Choose Your Containers
To start one, all you'll need is several containers large
enough to hold a sufficient amount of soil to support
living vegetation. In our case, we couldn't spend a fortune
on oversized ceramic pots, and we didn't have any good
"recyclables" (such as paint buckets or gallon-size plastic
milk jugs). So we scouted a local discount store, where we
discovered that ordinary clothes baskets were just fine for
our purposes (and inexpensive to boot). The bushel size
cost only 57¢ apiece, and the half-bushel just
37¢ . . . so we brought home three large and seventeen
small baskets for a total price of just $8.00!
Next, we lined the containers with plain old "Hefty type"
trash bags, and then filled the bottom of each with two
inches of coarse gravel for drainage. On top of that we
placed a layer of newspaper to keep the soil from washing
down into the stones.
Fill With Potting Soil
Then we added the growing' medium itself. Gardening books
call for a 1: 1: 1 ratio of peat moss, loam, and sand . . .

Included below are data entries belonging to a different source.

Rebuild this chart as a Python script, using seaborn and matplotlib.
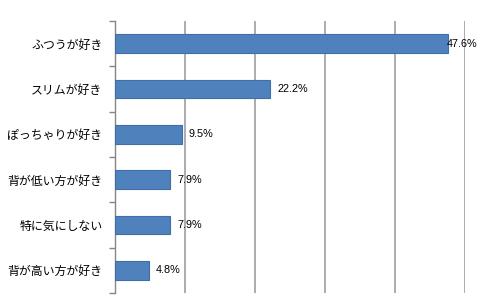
import matplotlib
matplotlib.use("Agg")
import matplotlib.pyplot as plt
import seaborn as sns
import pandas as pd
import numpy as np

categories = ["ふつうが好き", "スリムが好き", "ぽっちゃりが好き", "背が低い方が好き", "特に気にしない", "背が高い方が好き"]
values = [47.6, 22.2, 9.5, 7.9, 7.9, 4.8]
value_labels = ["47.6%", "22.2%", "9.5%", "7.9%", "7.9%", "4.8%"]

sns.set_theme(style="white")
plt.rcParams['font.family'] = ['Noto Sans CJK JP', 'DejaVu Sans']

df = pd.DataFrame({"cat": categories, "val": values})

fig = plt.figure(figsize=(4.8, 3.0), dpi=100)
ax = fig.add_axes([115/480, 1-293/300, 350/480, 272/300])

sns.barplot(data=df, y="cat", x="val", orient="h", color="#4F81BD",
            saturation=1, width=0.41, edgecolor="#3F6FAA", linewidth=0.8, ax=ax, zorder=3)

ax.set_xlim(0, 50)
ax.set_ylim(5.5, -0.5)
ax.set_xticks([0, 10, 20, 30, 40, 50])
ax.set_xticklabels([])
ax.tick_params(axis="x", length=0)
ax.grid(axis="x", color="#A6A6A6", linewidth=1.3, zorder=0)
ax.set_axisbelow(True)

ax.set_yticks(range(len(categories)))
ax.set_yticklabels(categories, fontsize=8.6, color="#000000")
ax.tick_params(axis="y", which="major", length=0, pad=9)
ax.set_yticks(np.arange(-0.5, len(categories), 1.0), minor=True)
ax.tick_params(axis="y", which="minor", length=4, width=1, color="#868686", direction="out", left=True)

for s in ["top", "right", "bottom"]:
    ax.spines[s].set_visible(False)
ax.spines["left"].set_color("#868686")
ax.spines["left"].set_linewidth(1.0)

ax.set_xlabel("")
ax.set_ylabel("")

cont = ax.containers[0]
for i, (rect, lab) in enumerate(zip(cont, value_labels)):
    pad = -1 if values[i] > 45 else 7
    ax.annotate(lab, xy=(rect.get_x() + rect.get_width(), rect.get_y() + rect.get_height()/2),
                xytext=(pad, 0), textcoords="offset pixels",
                ha="left", va="center", fontsize=7.8, color="#000000",
                family=["Liberation Sans", "DejaVu Sans"], zorder=5)

fig.savefig("out.png", dpi=100, facecolor="white")
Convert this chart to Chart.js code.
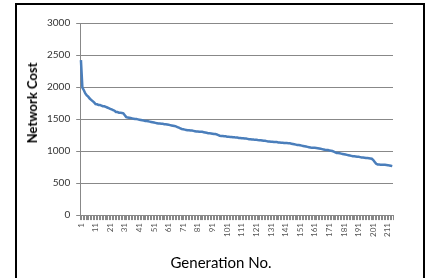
<!DOCTYPE html>
<html>
<head>
<meta charset="utf-8">
<script src="https://cdn.jsdelivr.net/npm/chart.js@4"></script>
<style>
  html, body { margin: 0; padding: 0; background: #fff; overflow: hidden; }
  #wrap { position: relative; width: 434px; height: 278px; }
  #frame { position: absolute; left: 15px; top: 3px; width: 406px; height: 300px; border: 2px solid #000; }
  #chartBox { position: absolute; left: 0; top: 0; width: 434px; height: 278px; }
  .ytitle { position: absolute; left: 32px; top: 103px; transform: translate(-50%, -50%) rotate(-90deg);
            font: bold 13px Lato, sans-serif; color: #000; white-space: nowrap; }
  .xtitle { position: absolute; left: 221px; top: 262px; transform: translate(-50%, -50%);
            font: 15px Lato, sans-serif; color: #000; white-space: nowrap; }
</style>
</head>
<body>
<div id="wrap">
  <div id="frame"></div>
  <div id="chartBox"><canvas id="costChart"></canvas></div>
  <div class="ytitle">Network Cost</div>
  <div class="xtitle">Generation No.</div>
</div>
<script>
// network cost per generation
const costs = [
  2420, 1990, 1950, 1900, 1870, 1850, 1820, 1800, 1780, 1760,
  1735, 1730, 1720, 1720, 1710, 1700, 1700, 1690, 1680, 1670,
  1660, 1650, 1640, 1630, 1610, 1610, 1600, 1600, 1595, 1590,
  1560, 1530, 1525, 1520, 1515, 1510, 1505, 1500, 1500, 1495,
  1490, 1485, 1480, 1475, 1470, 1470, 1465, 1460, 1455, 1450,
  1445, 1440, 1435, 1430, 1430, 1425, 1425, 1420, 1420, 1415,
  1410, 1405, 1400, 1395, 1390, 1385, 1375, 1365, 1355, 1345,
  1340, 1335, 1330, 1325, 1325, 1320, 1320, 1315, 1310, 1305,
  1305, 1300, 1300, 1300, 1295, 1290, 1285, 1280, 1280, 1275,
  1270, 1265, 1265, 1260, 1250, 1240, 1235, 1235, 1230, 1230,
  1225, 1225, 1220, 1220, 1215, 1215, 1210, 1210, 1205, 1205,
  1200, 1200, 1195, 1195, 1190, 1185, 1185, 1180, 1180, 1175,
  1175, 1172, 1170, 1170, 1165, 1160, 1160, 1155, 1150, 1150,
  1145, 1145, 1140, 1140, 1140, 1135, 1135, 1130, 1130, 1125,
  1125, 1125, 1120, 1120, 1115, 1110, 1105, 1100, 1095, 1095,
  1090, 1085, 1080, 1075, 1070, 1065, 1060, 1055, 1050, 1050,
  1050, 1048, 1045, 1040, 1035, 1030, 1025, 1020, 1018, 1015,
  1010, 1005, 1000, 990, 980, 970, 970, 965, 960, 955,
  950, 945, 940, 935, 930, 925, 920, 918, 915, 912,
  910, 905, 900, 898, 895, 892, 890, 888, 885, 880,
  860, 830, 800, 790, 790, 788, 788, 785, 785, 783,
  780, 775, 770, 765
];

// generation numbers 1..N
const generations = costs.map((_, i) => String(i + 1));
// only every 10th generation gets a printed label
const labelEvery = 10;

const yMin = 0;
const yMax = 3000;
const yStep = 500;

new Chart(document.getElementById("costChart"), {
    type: 'line',
    data: {
        labels: generations,
        datasets: [{
            data: costs,
            borderColor: '#4a7ebb',
            borderWidth: 2.5,
            tension: 0,
            pointRadius: 0,
            fill: false
        }]
    },
    options: {
        responsive: true,
        maintainAspectRatio: false,
        animation: false,
        layout: {
            padding: { left: 41, right: 41, top: 23, bottom: 38 }
        },
        plugins: {
            legend: { display: false },
            tooltip: { enabled: false }
        },
        scales: {
            x: {
                offset: true,
                grid: {
                    offset: true,
                    drawOnChartArea: false,
                    drawTicks: true,
                    tickLength: 5,
                    color: '#888'
                },
                border: { display: true, color: '#888', width: 1 },
                ticks: {
                    autoSkip: false,
                    minRotation: 90,
                    maxRotation: 90,
                    padding: 3,
                    color: '#555',
                    font: { family: 'Lato', size: 8 },
                    callback: (val, i) => (i % labelEvery === 0 ? generations[i] : '')
                }
            },
            y: {
                min: yMin,
                max: yMax,
                grid: {
                    color: '#888',
                    drawTicks: true,
                    tickLength: 4
                },
                border: { display: true, color: '#888', width: 1 },
                ticks: {
                    stepSize: yStep,
                    padding: 6,
                    color: '#333',
                    font: { family: 'Lato', size: 10 },
                    callback: v => String(v)
                }
            }
        }
    }
});
</script>
</body>
</html>
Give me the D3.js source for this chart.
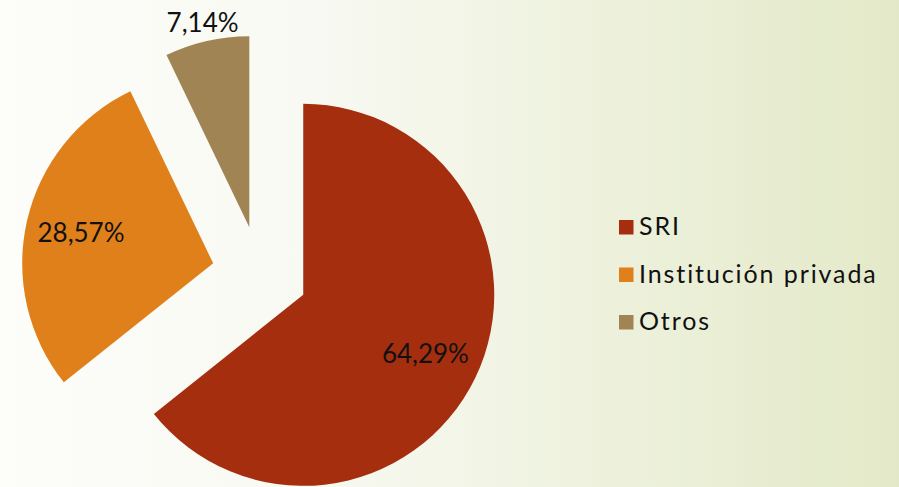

and advise that rotted manure, leaves, grass clippings, and
other well-shredded vegetation can also be mixed in. We,
however, simply used three parts slightly, sandy (and
rocky) soil from an empty field, combined with one part
grass clippings judging from the way our plants thrived,
I'd say just about any reasonably rich blend of natural
materials that's light and loose enough to provide good
aeration will work OK.
Finally, we poked a few small holes in the base of the
lined containers to allow extra drainage, and placed stakes
in the baskets in which we intended to grow tomatoes and
A friend of ours had access to a number of wooden pallets
that some local factories wanted to dispose of so he gave
us two of the skids, from which we constructed a platform
that kept our "garden" well above the reach of canine
claws, but at just the right height for easy weeding. One
of the discards made an "instant tabletop", and a few
minutes' work with a crowbar and hammer gave us enough
usable lumber from the other to build supporting legs and
braces. (Incidentally, homesteaders might take note of the
fact that throwaway pallets are a good source of free wood
for rough construction. They can be used either
disassembled or as whole "prefab" sections in any number of
Plant Your Vegetables
The final step in establishing our vegetable patch, of
course, was the actual planting . . . but before jumping in
"seeds first", we referred to three books which were
especially helpful:  Raise Vegetables Without a
Garden by Doc and Katy Abraham (Countryside Books,
1974);  All About Vegetables edited by
Walter Doty (regionally oriented editions, published by
Chevron Chemical Company, 1973); and  The
Mother Earth News ® Almanac (THE MOTHER EARTH NEWS
® , Inc., 1973).
This information -- particularly the guides to natural pest
control and companion planting in MOTHER'S
Almanac— helped us choose the kinds of
vegetables and fruits we felt would be most productive and
best suited to our own needs and tastes.
We put two large-variety tomato plants (such as "Heinz" and
"Country Fair") in each bushel basket, and found that a
half-bushel container could accommodate either a pair of
small tomato vines (such as Burpee's "Early Girl") or four
good size pepper plants. Our remaining baskets were seeded
with radishes, onions, carrots, peas, miniature corn,
strawberries, and cucumbers. We planted relatively early in
the season, kept the containers out in the sun on warm
days, and simply carried them back into the house whenever
a chill threatened. (My poor ole Dad lost two successive
sets of tomatoes to late frosts in his regular garden . . .
but our portable vegetables stayed cozy and warm—
and healthy -- the whole time.)
Obviously, there's much less moisture-retaining soil in a
"container garden" than in a conventional plot, so we did
have to give our "babies" frequent waterings. (One possible
solution might be to fold the tops of the trash bag liners
over the soil, punch holes in the sacks, and then let the
plants grow through. We haven't tried it yet, but suspect
the plastic would act as a good water-holding,
weed-stifling mulch.) We also had to add extra dirt
occasionally as the original material settled but aside
from those two minor measures and a little careful
bug-watching and squashing, and cultivating (none of which
ever required bending our backs) our food practically grew
All that summer and fall, we enjoyed a vast and abundant
variety of fresh produce straight from one table (the
plants') to another (ours). And we never so much as picked
up stake the whole year!
So . . . you say supermarket prices are killing your
budget, but (moan, groan) you don't have space to grow your
own vegetables? Buy a bunch of baskets!